To be done: Below are records; work out how many of their lines contain "this" and give only that number.

Input data:

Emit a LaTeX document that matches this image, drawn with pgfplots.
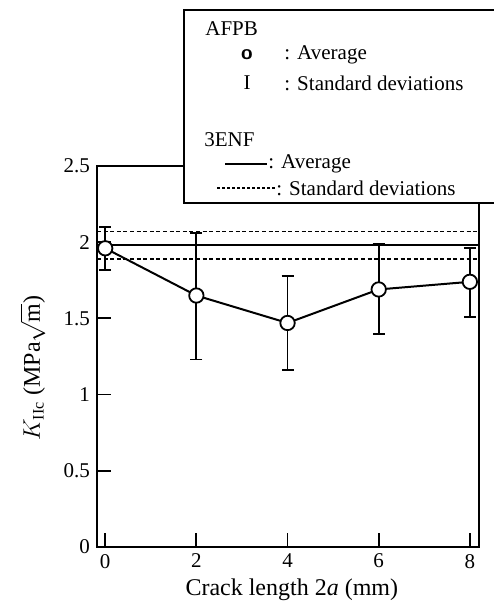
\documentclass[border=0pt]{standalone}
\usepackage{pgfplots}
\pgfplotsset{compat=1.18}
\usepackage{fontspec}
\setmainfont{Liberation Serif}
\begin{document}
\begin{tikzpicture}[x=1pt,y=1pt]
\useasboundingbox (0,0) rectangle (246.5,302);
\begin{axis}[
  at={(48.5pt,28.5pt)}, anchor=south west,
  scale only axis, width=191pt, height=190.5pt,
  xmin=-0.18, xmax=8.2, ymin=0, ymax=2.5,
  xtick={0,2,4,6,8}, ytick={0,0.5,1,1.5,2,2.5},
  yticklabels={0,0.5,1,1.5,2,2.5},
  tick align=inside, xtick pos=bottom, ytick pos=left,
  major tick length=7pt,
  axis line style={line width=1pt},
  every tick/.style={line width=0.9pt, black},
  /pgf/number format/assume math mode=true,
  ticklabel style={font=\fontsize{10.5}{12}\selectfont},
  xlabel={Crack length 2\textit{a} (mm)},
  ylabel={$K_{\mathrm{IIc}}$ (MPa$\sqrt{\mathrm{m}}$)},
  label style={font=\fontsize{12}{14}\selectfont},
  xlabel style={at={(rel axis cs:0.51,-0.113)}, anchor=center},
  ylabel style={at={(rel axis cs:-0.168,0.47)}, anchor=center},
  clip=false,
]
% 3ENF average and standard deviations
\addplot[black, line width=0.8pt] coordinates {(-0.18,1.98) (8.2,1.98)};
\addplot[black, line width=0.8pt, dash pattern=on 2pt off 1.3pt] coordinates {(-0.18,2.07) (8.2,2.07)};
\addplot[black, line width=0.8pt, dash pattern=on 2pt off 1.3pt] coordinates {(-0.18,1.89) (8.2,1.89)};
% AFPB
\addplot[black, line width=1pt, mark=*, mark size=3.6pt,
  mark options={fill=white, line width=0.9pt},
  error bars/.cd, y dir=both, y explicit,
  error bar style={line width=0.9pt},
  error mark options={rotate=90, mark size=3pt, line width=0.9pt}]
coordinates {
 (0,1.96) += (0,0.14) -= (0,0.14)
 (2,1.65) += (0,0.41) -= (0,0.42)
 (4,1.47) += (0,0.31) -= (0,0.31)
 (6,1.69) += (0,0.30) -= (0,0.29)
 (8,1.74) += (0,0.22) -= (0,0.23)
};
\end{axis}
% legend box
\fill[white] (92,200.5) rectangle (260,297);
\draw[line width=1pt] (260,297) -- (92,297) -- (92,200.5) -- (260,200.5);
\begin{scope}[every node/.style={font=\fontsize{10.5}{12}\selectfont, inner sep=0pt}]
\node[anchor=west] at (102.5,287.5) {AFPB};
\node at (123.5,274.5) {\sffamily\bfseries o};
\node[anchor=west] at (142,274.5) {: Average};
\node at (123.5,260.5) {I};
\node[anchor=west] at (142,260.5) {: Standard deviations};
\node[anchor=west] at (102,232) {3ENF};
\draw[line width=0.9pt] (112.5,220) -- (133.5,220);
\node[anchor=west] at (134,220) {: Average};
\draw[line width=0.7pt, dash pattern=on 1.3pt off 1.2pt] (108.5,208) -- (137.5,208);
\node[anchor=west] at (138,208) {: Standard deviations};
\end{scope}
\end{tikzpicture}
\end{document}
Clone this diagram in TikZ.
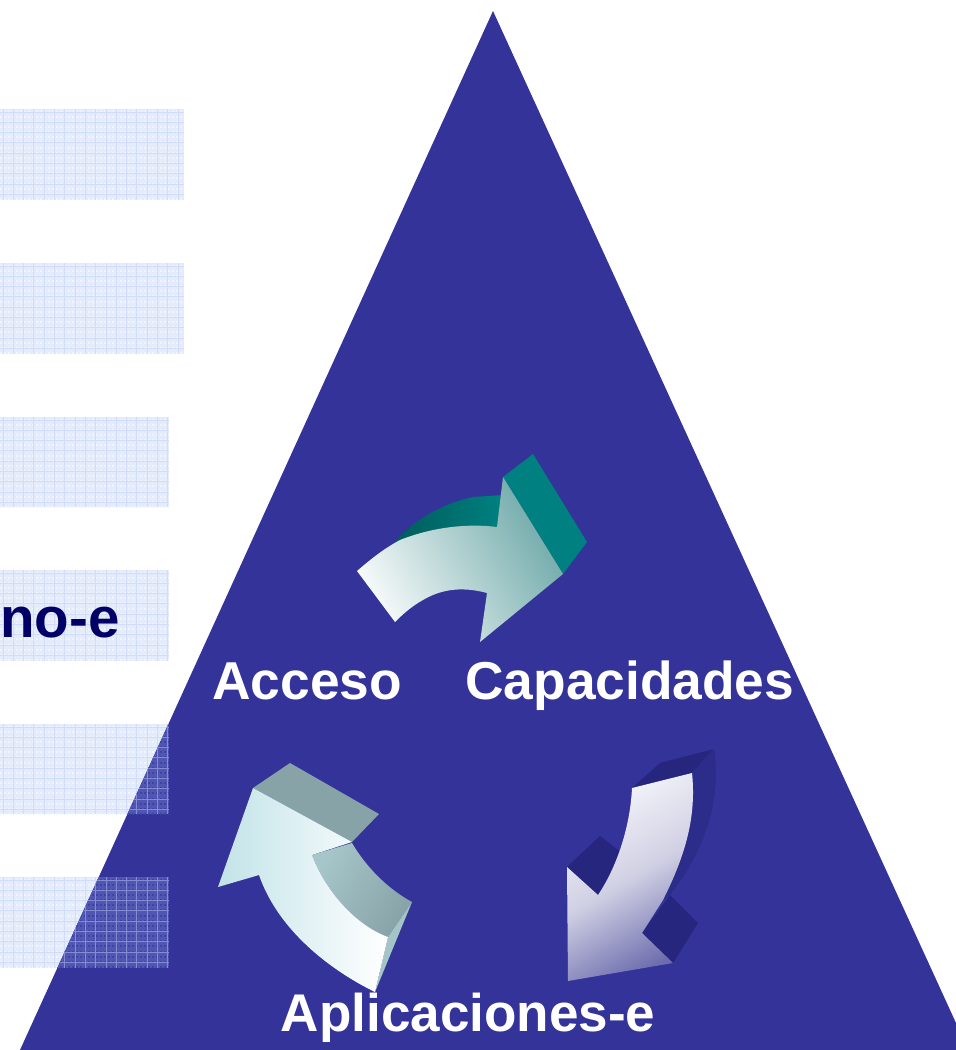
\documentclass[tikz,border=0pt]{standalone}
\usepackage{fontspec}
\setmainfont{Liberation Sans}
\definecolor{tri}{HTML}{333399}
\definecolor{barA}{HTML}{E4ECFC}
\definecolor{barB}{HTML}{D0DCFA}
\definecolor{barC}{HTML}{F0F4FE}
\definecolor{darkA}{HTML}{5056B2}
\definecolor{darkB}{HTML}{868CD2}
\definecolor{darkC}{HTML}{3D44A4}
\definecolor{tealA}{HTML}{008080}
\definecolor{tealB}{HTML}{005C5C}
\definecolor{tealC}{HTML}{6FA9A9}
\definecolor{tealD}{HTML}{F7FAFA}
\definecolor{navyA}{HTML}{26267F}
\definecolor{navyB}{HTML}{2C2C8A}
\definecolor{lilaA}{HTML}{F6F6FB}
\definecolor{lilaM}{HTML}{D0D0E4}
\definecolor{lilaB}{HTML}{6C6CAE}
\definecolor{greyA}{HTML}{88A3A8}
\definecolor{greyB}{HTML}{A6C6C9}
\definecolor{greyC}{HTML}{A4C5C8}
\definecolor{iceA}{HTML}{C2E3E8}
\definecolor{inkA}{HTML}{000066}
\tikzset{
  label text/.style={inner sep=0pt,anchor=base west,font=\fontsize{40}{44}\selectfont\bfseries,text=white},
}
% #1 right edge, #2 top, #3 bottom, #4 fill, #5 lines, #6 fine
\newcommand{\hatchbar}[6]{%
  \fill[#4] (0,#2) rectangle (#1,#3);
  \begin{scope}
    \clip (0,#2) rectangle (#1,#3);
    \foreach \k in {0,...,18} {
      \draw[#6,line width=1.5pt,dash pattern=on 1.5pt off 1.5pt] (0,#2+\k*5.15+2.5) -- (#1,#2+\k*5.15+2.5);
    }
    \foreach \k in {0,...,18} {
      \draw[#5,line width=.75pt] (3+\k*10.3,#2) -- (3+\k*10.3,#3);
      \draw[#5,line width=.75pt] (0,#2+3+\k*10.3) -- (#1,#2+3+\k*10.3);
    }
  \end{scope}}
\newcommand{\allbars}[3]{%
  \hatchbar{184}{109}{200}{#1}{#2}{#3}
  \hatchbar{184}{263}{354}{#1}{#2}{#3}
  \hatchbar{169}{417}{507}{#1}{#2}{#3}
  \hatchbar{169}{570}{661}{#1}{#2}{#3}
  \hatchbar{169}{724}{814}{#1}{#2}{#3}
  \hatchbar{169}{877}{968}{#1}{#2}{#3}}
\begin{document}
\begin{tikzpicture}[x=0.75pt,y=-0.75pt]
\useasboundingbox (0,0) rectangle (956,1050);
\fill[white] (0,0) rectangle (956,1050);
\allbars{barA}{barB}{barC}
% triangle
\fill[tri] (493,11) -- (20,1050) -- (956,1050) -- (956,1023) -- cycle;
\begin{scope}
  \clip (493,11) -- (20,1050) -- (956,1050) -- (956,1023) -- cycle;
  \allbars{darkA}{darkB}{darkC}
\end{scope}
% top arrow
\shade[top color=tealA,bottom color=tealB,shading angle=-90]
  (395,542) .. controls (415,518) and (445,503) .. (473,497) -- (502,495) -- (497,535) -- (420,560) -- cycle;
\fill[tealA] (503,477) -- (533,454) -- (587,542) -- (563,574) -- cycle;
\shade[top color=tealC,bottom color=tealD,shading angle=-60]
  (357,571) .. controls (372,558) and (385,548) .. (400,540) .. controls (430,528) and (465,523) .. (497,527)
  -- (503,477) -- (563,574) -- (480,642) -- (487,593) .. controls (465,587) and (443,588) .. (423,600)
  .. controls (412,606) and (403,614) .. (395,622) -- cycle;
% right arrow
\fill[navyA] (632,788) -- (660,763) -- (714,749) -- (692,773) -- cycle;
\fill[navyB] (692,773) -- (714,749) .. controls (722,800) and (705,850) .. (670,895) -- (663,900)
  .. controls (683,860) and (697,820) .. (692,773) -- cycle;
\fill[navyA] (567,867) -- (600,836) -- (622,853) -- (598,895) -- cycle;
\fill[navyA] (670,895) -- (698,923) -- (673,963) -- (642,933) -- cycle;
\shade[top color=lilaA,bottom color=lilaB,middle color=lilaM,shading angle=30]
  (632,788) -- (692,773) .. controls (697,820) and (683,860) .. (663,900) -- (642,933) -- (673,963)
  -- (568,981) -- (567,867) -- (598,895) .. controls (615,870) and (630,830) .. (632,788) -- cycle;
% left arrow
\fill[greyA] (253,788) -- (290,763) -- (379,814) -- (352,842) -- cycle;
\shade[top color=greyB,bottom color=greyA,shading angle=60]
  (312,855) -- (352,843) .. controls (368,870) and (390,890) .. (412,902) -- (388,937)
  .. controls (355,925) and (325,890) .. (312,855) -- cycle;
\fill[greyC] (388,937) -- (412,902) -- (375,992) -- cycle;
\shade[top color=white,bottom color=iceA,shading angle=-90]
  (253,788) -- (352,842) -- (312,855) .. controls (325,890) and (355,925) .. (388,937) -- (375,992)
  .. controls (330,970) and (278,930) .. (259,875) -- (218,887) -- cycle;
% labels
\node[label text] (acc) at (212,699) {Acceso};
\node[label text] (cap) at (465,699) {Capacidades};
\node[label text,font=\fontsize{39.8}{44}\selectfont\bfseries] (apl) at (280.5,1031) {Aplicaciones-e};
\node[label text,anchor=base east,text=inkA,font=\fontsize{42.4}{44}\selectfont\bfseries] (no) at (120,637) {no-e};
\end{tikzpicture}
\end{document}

...

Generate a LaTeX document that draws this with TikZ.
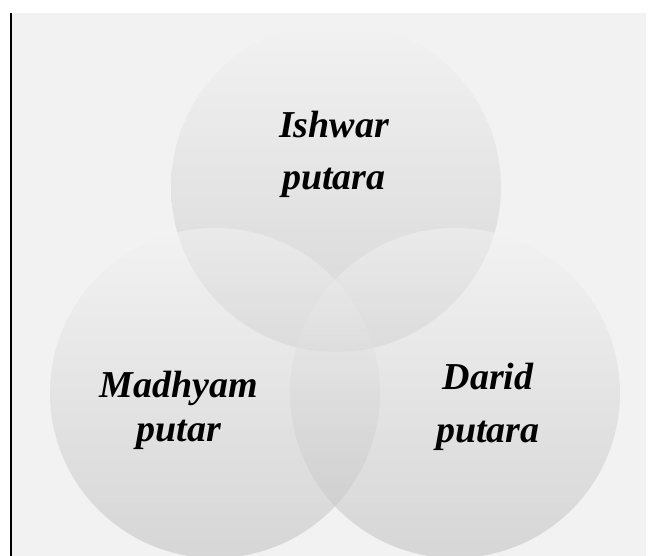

Complete response: 3